AIM OF THE TASK :: Go through the listing and set it down exactly, leaving out its pictures.

GIVEN INFORMATION ::
+ + +
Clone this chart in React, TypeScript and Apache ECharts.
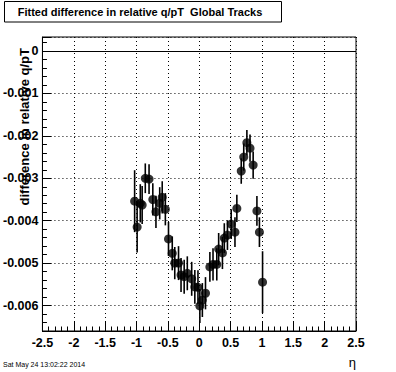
import React, { useEffect, useRef } from "react";
import * as echarts from "echarts";

const etaValues: number[] = [
  -1.03, -0.99, -0.94, -0.91, -0.86, -0.8, -0.74, -0.69, -0.63, -0.59, -0.54,
  -0.49, -0.43, -0.39, -0.33, -0.29, -0.24, -0.19, -0.12, -0.07, -0.02, 0.01,
  0.05, 0.1, 0.17, 0.22, 0.28, 0.31, 0.37, 0.4, 0.45, 0.51, 0.57, 0.6, 0.67,
  0.71, 0.76, 0.81, 0.86, 0.92, 0.96, 1.01,
];

// fitted difference values (in units of 1e-3)
const diffValues: number[] = [
  -3.54, -4.15, -3.59, -3.63, -3.0, -3.02, -3.5, -3.79, -3.59, -3.45, -3.73,
  -4.43, -4.77, -5.0, -5.0, -5.28, -5.32, -5.24, -5.37, -5.56, -5.57, -6.01,
  -5.87, -5.71, -5.09, -5.03, -5.03, -4.67, -4.76, -4.41, -4.34, -4.08, -4.27,
  -3.71, -2.83, -2.5, -2.16, -2.29, -2.69, -3.77, -4.27, -5.45,
];

// errors (in units of 1e-3)
const diffErrors: number[] = [
  0.73, 0.6, 0.45, 0.45, 0.35, 0.35, 0.38, 0.38, 0.38, 0.38, 0.38,
  0.4, 0.4, 0.38, 0.4, 0.4, 0.4, 0.4, 0.4, 0.4, 0.4, 0.4,
  0.4, 0.38, 0.35, 0.38, 0.38, 0.38, 0.38, 0.35, 0.35, 0.35, 0.35,
  0.32, 0.3, 0.32, 0.3, 0.32, 0.32, 0.35, 0.35, 0.73,
];

const xTicks = { min: -2.5, max: 2.5, step: 0.5 };
const yRange = { min: -0.0066, max: 0.00033, major: 0.001, minor: 0.0002 };

const titleText = "Fitted difference in relative q/pT  Global Tracks";
const yTitle = "difference in relative q/pT";
const xTitle = "η";
const dateText = "Sat May 24 13:02:22 2014";

const FONT = "'Liberation Sans', Arial, Helvetica, sans-serif";

export default function App() {
  const ref = useRef<HTMLDivElement>(null);
  useEffect(() => {
    if (!ref.current) return;
    const chart = echarts.init(ref.current, null, { renderer: "svg" });
    const pts = etaValues.map((e, i) => [e, diffValues[i] * 1e-3]);
    const bars = etaValues.map((e, i) => [
      e,
      (diffValues[i] - diffErrors[i]) * 1e-3,
      (diffValues[i] + diffErrors[i]) * 1e-3,
    ]);
    const isMajor = (v: number) =>
      Math.abs(v / yRange.major - Math.round(v / yRange.major)) < 1e-6;
    chart.setOption({
      animation: false,
      backgroundColor: "#fff",
      grid: {
        left: 40,
        right: 40,
        top: 37,
        bottom: 41,
        show: true,
        borderColor: "#000",
        borderWidth: 1,
        backgroundColor: "transparent",
      },
      xAxis: {
        type: "value",
        min: xTicks.min,
        max: xTicks.max,
        interval: xTicks.step,
        axisLine: { show: true, onZero: false, lineStyle: { color: "#000", width: 1 } },
        axisTick: { show: true, inside: true, length: 9, lineStyle: { color: "#000" } },
        minorTick: { show: true, splitNumber: 5, length: 4.5, lineStyle: { color: "#000" } },
        axisLabel: {
          color: "#000",
          fontFamily: FONT,
          fontWeight: "bold",
          fontSize: 12.5,
          margin: 5,
          formatter: (v: number) => String(v),
        },
        splitLine: { show: true, lineStyle: { color: "#000", type: [1, 3], width: 1 } },
      },
      yAxis: [
        {
          type: "value",
          position: "left",
          min: yRange.min,
          max: yRange.max,
          splitNumber: 7,
          minInterval: yRange.major,
          maxInterval: yRange.major,
          axisLine: { show: true, onZero: false, lineStyle: { color: "#000", width: 1 } },
          axisTick: { show: true, inside: true, length: 9, lineStyle: { color: "#000" } },
          axisLabel: {
            color: "#000",
            fontFamily: FONT,
            fontWeight: "bold",
            fontSize: 12.5,
            margin: 4,
            showMinLabel: true,
            showMaxLabel: true,
            formatter: (v: number) => {
              if (!isMajor(v)) return "";
              const r = Math.round(v / yRange.major);
              return r === 0 ? "0" : (r * yRange.major).toFixed(3);
            },
          },
          splitLine: { show: true, lineStyle: { color: "#000", type: [1, 3], width: 1 } },
        },
        {
          type: "value",
          position: "left",
          min: yRange.min,
          max: yRange.max,
          interval: yRange.minor,
          axisLine: { show: false, onZero: false },
          axisTick: { show: true, inside: true, length: 4.5, lineStyle: { color: "#000" } },
          axisLabel: { show: false },
          splitLine: { show: false },
        },
      ],
      series: [
        {
          type: "custom",
          yAxisIndex: 0,
          data: bars,
          encode: { x: 0, y: [1, 2] },
          renderItem: (params: any, api: any) => {
            const x = api.value(0);
            const p1 = api.coord([x, api.value(1)]);
            const p2 = api.coord([x, api.value(2)]);
            return {
              type: "line",
              shape: { x1: p1[0], y1: p1[1], x2: p2[0], y2: p2[1] },
              style: { stroke: "#000", lineWidth: 1.6 },
            };
          },
          z: 3,
        },
        {
          type: "scatter",
          yAxisIndex: 0,
          data: pts,
          symbol: "circle",
          symbolSize: 9,
          itemStyle: { color: "#000" },
          z: 4,
          markLine: {
            silent: true,
            symbol: "none",
            label: { show: false },
            lineStyle: { color: "#000", type: "solid", width: 1 },
            data: [{ yAxis: 0 }],
          },
        },
      ],
      graphic: [
        {
          type: "rect",
          z: 100,
          shape: { x: 4.5, y: 1.5, width: 277, height: 20.5 },
          style: { fill: "#fff", stroke: "#000", lineWidth: 1 },
        },
        {
          type: "text",
          z: 101,
          x: 140,
          y: 12,
          style: {
            text: titleText,
            fill: "#000",
            font: `bold 11px ${FONT}`,
            align: "center",
            verticalAlign: "middle",
          },
        },
        {
          type: "text",
          z: 101,
          x: 24,
          y: 48,
          rotation: Math.PI / 2,
          style: {
            text: yTitle,
            fill: "#000",
            font: `bold 13px ${FONT}`,
            align: "right",
            verticalAlign: "middle",
          },
        },
        {
          type: "text",
          z: 101,
          x: 356,
          y: 362,
          style: {
            text: xTitle,
            fill: "#000",
            font: `13px ${FONT}`,
            align: "right",
            verticalAlign: "middle",
          },
        },
        {
          type: "text",
          z: 101,
          x: 3,
          y: 364,
          style: {
            text: dateText,
            fill: "#000",
            font: `7px ${FONT}`,
            align: "left",
            verticalAlign: "middle",
          },
        },
      ],
    });
    return () => chart.dispose();
  }, []);
  return (
    <div
      ref={ref}
      style={{ position: "absolute", left: 0, top: 0, width: 396, height: 372, background: "#fff" }}
    />
  );
}
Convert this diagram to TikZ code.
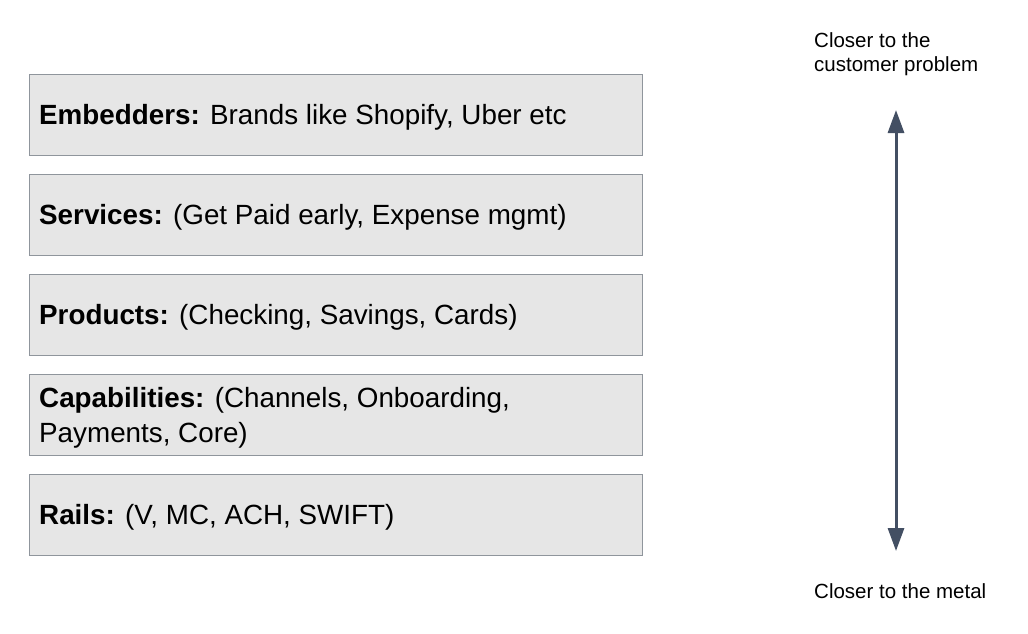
+ + +
FINAL ANSWER ::
Clone this chart in React, TypeScript and Apache ECharts.
import React, { useEffect, useRef } from "react";
import * as echarts from "echarts";

const etaValues: number[] = [
  -1.03, -0.99, -0.94, -0.91, -0.86, -0.8, -0.74, -0.69, -0.63, -0.59, -0.54,
  -0.49, -0.43, -0.39, -0.33, -0.29, -0.24, -0.19, -0.12, -0.07, -0.02, 0.01,
  0.05, 0.1, 0.17, 0.22, 0.28, 0.31, 0.37, 0.4, 0.45, 0.51, 0.57, 0.6, 0.67,
  0.71, 0.76, 0.81, 0.86, 0.92, 0.96, 1.01,
];

// fitted difference values (in units of 1e-3)
const diffValues: number[] = [
  -3.54, -4.15, -3.59, -3.63, -3.0, -3.02, -3.5, -3.79, -3.59, -3.45, -3.73,
  -4.43, -4.77, -5.0, -5.0, -5.28, -5.32, -5.24, -5.37, -5.56, -5.57, -6.01,
  -5.87, -5.71, -5.09, -5.03, -5.03, -4.67, -4.76, -4.41, -4.34, -4.08, -4.27,
  -3.71, -2.83, -2.5, -2.16, -2.29, -2.69, -3.77, -4.27, -5.45,
];

// errors (in units of 1e-3)
const diffErrors: number[] = [
  0.73, 0.6, 0.45, 0.45, 0.35, 0.35, 0.38, 0.38, 0.38, 0.38, 0.38,
  0.4, 0.4, 0.38, 0.4, 0.4, 0.4, 0.4, 0.4, 0.4, 0.4, 0.4,
  0.4, 0.38, 0.35, 0.38, 0.38, 0.38, 0.38, 0.35, 0.35, 0.35, 0.35,
  0.32, 0.3, 0.32, 0.3, 0.32, 0.32, 0.35, 0.35, 0.73,
];

const xTicks = { min: -2.5, max: 2.5, step: 0.5 };
const yRange = { min: -0.0066, max: 0.00033, major: 0.001, minor: 0.0002 };

const titleText = "Fitted difference in relative q/pT  Global Tracks";
const yTitle = "difference in relative q/pT";
const xTitle = "η";
const dateText = "Sat May 24 13:02:22 2014";

const FONT = "'Liberation Sans', Arial, Helvetica, sans-serif";

export default function App() {
  const ref = useRef<HTMLDivElement>(null);
  useEffect(() => {
    if (!ref.current) return;
    const chart = echarts.init(ref.current, null, { renderer: "svg" });
    const pts = etaValues.map((e, i) => [e, diffValues[i] * 1e-3]);
    const bars = etaValues.map((e, i) => [
      e,
      (diffValues[i] - diffErrors[i]) * 1e-3,
      (diffValues[i] + diffErrors[i]) * 1e-3,
    ]);
    const isMajor = (v: number) =>
      Math.abs(v / yRange.major - Math.round(v / yRange.major)) < 1e-6;
    chart.setOption({
      animation: false,
      backgroundColor: "#fff",
      grid: {
        left: 40,
        right: 40,
        top: 37,
        bottom: 41,
        show: true,
        borderColor: "#000",
        borderWidth: 1,
        backgroundColor: "transparent",
      },
      xAxis: {
        type: "value",
        min: xTicks.min,
        max: xTicks.max,
        interval: xTicks.step,
        axisLine: { show: true, onZero: false, lineStyle: { color: "#000", width: 1 } },
        axisTick: { show: true, inside: true, length: 9, lineStyle: { color: "#000" } },
        minorTick: { show: true, splitNumber: 5, length: 4.5, lineStyle: { color: "#000" } },
        axisLabel: {
          color: "#000",
          fontFamily: FONT,
          fontWeight: "bold",
          fontSize: 12.5,
          margin: 5,
          formatter: (v: number) => String(v),
        },
        splitLine: { show: true, lineStyle: { color: "#000", type: [1, 3], width: 1 } },
      },
      yAxis: [
        {
          type: "value",
          position: "left",
          min: yRange.min,
          max: yRange.max,
          splitNumber: 7,
          minInterval: yRange.major,
          maxInterval: yRange.major,
          axisLine: { show: true, onZero: false, lineStyle: { color: "#000", width: 1 } },
          axisTick: { show: true, inside: true, length: 9, lineStyle: { color: "#000" } },
          axisLabel: {
            color: "#000",
            fontFamily: FONT,
            fontWeight: "bold",
            fontSize: 12.5,
            margin: 4,
            showMinLabel: true,
            showMaxLabel: true,
            formatter: (v: number) => {
              if (!isMajor(v)) return "";
              const r = Math.round(v / yRange.major);
              return r === 0 ? "0" : (r * yRange.major).toFixed(3);
            },
          },
          splitLine: { show: true, lineStyle: { color: "#000", type: [1, 3], width: 1 } },
        },
        {
          type: "value",
          position: "left",
          min: yRange.min,
          max: yRange.max,
          interval: yRange.minor,
          axisLine: { show: false, onZero: false },
          axisTick: { show: true, inside: true, length: 4.5, lineStyle: { color: "#000" } },
          axisLabel: { show: false },
          splitLine: { show: false },
        },
      ],
      series: [
        {
          type: "custom",
          yAxisIndex: 0,
          data: bars,
          encode: { x: 0, y: [1, 2] },
          renderItem: (params: any, api: any) => {
            const x = api.value(0);
            const p1 = api.coord([x, api.value(1)]);
            const p2 = api.coord([x, api.value(2)]);
            return {
              type: "line",
              shape: { x1: p1[0], y1: p1[1], x2: p2[0], y2: p2[1] },
              style: { stroke: "#000", lineWidth: 1.6 },
            };
          },
          z: 3,
        },
        {
          type: "scatter",
          yAxisIndex: 0,
          data: pts,
          symbol: "circle",
          symbolSize: 9,
          itemStyle: { color: "#000" },
          z: 4,
          markLine: {
            silent: true,
            symbol: "none",
            label: { show: false },
            lineStyle: { color: "#000", type: "solid", width: 1 },
            data: [{ yAxis: 0 }],
          },
        },
      ],
      graphic: [
        {
          type: "rect",
          z: 100,
          shape: { x: 4.5, y: 1.5, width: 277, height: 20.5 },
          style: { fill: "#fff", stroke: "#000", lineWidth: 1 },
        },
        {
          type: "text",
          z: 101,
          x: 140,
          y: 12,
          style: {
            text: titleText,
            fill: "#000",
            font: `bold 11px ${FONT}`,
            align: "center",
            verticalAlign: "middle",
          },
        },
        {
          type: "text",
          z: 101,
          x: 24,
          y: 48,
          rotation: Math.PI / 2,
          style: {
            text: yTitle,
            fill: "#000",
            font: `bold 13px ${FONT}`,
            align: "right",
            verticalAlign: "middle",
          },
        },
        {
          type: "text",
          z: 101,
          x: 356,
          y: 362,
          style: {
            text: xTitle,
            fill: "#000",
            font: `13px ${FONT}`,
            align: "right",
            verticalAlign: "middle",
          },
        },
        {
          type: "text",
          z: 101,
          x: 3,
          y: 364,
          style: {
            text: dateText,
            fill: "#000",
            font: `7px ${FONT}`,
            align: "left",
            verticalAlign: "middle",
          },
        },
      ],
    });
    return () => chart.dispose();
  }, []);
  return (
    <div
      ref={ref}
      style={{ position: "absolute", left: 0, top: 0, width: 396, height: 372, background: "#fff" }}
    />
  );
}
Convert this diagram to TikZ code.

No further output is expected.